Four days after college graduation, Middleman hitchhiked west in search of ranch work. He spent a few years as a ranch hand in Montana and as a wrangler in the High Sierras. Discussing this period, Middleman, a consummate storyteller, digresses through various adventures: ” . . . we had dates with these hairdressers in Miles City . . . my head went through the windshield . . . a telephone—which was attached to a tree—rang, so I answered and it was my mother . . . ”

He wrote a novel about his experiences and eventually moved to New Orleans, where an artist girlfriend lived. After he developed writer’s block, she vowed to turn Middleman, who had enjoyed drawing as a child, into a painter. He bought oil paints and painted all over New Orleans, favoring places like the Jax Brewery Wharf near Decatur Street and its “rough seamen and tough broads.”

He worked shelving books at the public library, lingering over the art books, and painted portraits of tourists for 50 cents apiece in the French Quarter. Nine times out of 10, they would tear them up and not pay him. “I was told I was an uglifier,” says Middleman. “But I also learned I had a natural instinct for art.”

“I’ll go someplace I didn’t know I’d ever go, and that’s what keeps it interesting and spontaneous.”

Middleman honed those instincts during a hitch in the Army. He was company clerk for a Virginia-based railroad battalion before his artistic talents were noticed, and he was sent to the College of William and Mary for instruction. That was followed, after his discharge, by stints at the Pennsylvania Academy of Fine Arts, Maine’s Skowhegan School of Painting & Scultpure, and the Brooklyn Museum Art School, where he studied with landscape painter Reuben Tam.

He returned to Baltimore in 1961 and migrated to Martick’s restaurant and bar, where he found a community of similar-minded, artistic spirits. Needing work, he was about to start bartending at Martick’s, but first placed a call to MICA president Bud Leake in hopes of landing a teaching job. Leake, a fellow painter, hired him to teach freshman painting for $32 a week.

Middleman was, from the outset, “a quirky teacher.” He taught at MICA’s B&O station building, before it was cut up and divided into studio and gallery space. In those days, it was so wide open that Middleman rode a bicycle from student to student to check on their progress. At times, he might have students paint with the brush between their toes. Or he’d have them paint with the coffee they were drinking, “anything to loosen them up,” he says. He started drawing with the students, a practice he continues to this day.

He met Ruth, an artist herself, while on sabbatical in Paris, and they embarked on an extensive trip through Europe, leaving as friends and returning as lovers. He convinced Ruth, who’d been living in France for about six years, to come to Baltimore by telling her it was a lot like Naples. “I know,” says Middleman, turned momentarily sheepish by the memory. “But everything worked out.”

As late afternoon throws shadows across the studio, Middleman reflects on his longevity.
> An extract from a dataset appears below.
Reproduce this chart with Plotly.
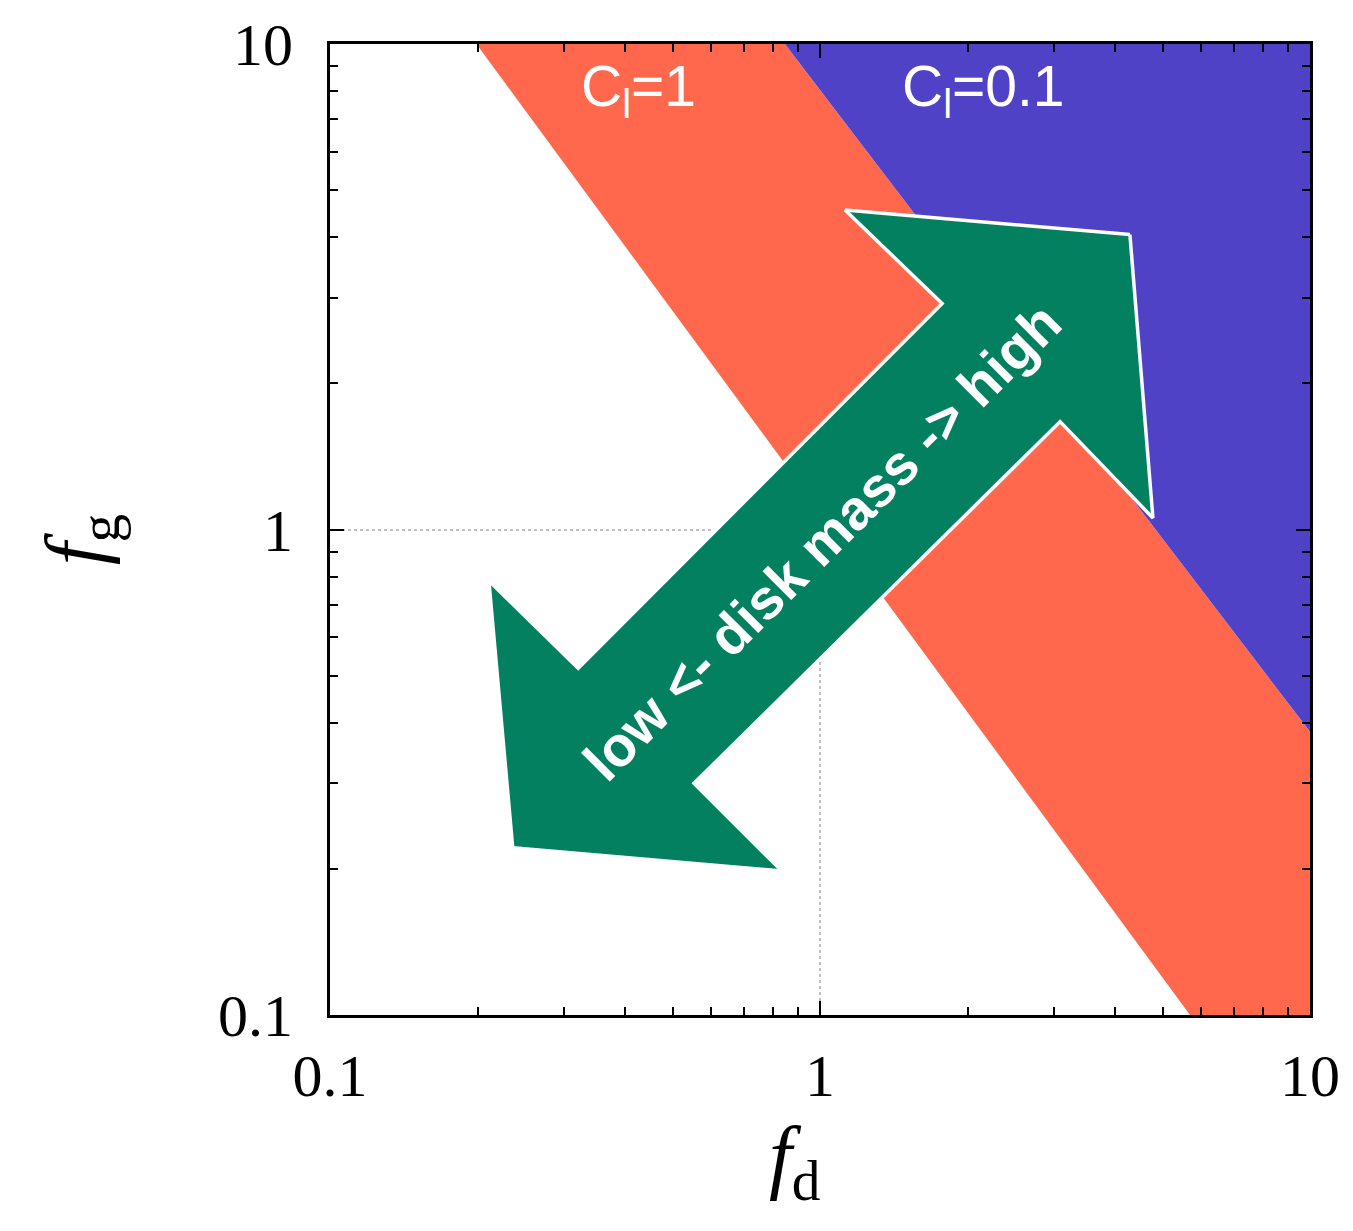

His artistic output and overall philosophy bring to mind something his fellow Hopkins alum, the novelist John Barth, told Baltimore in 2008: “I intend to reach my peak at about age 80. Then, I’ll go into a very slow decline.”

At this point, Middleman shows little sign of slowing. He sometimes compares himself to a jazz musician improvising on a standard theme, as he might paint the same face over and over. “Each one is a new take, a new feeling,” he says. “Sometimes, I’ll go someplace I didn’t know I’d ever go, and that’s what keeps it interesting and spontaneous.”

But the key, Middleman swears, is being able to ride the feeling, which he relates in terms that would make Jimmy Hector proud. “You always need to have good hands on a horse,” he explains. “If you pull too hard, you deaden the mouth, and they can get away from you. If you give them too much rein, they take over, and you aren’t in charge.

“It’s the same thing with painting. You need to have a good hand on the brush, where you assert yourself, but you’re also resilient to the will of the paint. You have to go with it, but not encumber the creative act.”

That way, it remains fresh, says Middleman, “because doing something conventional is like riding a nag.”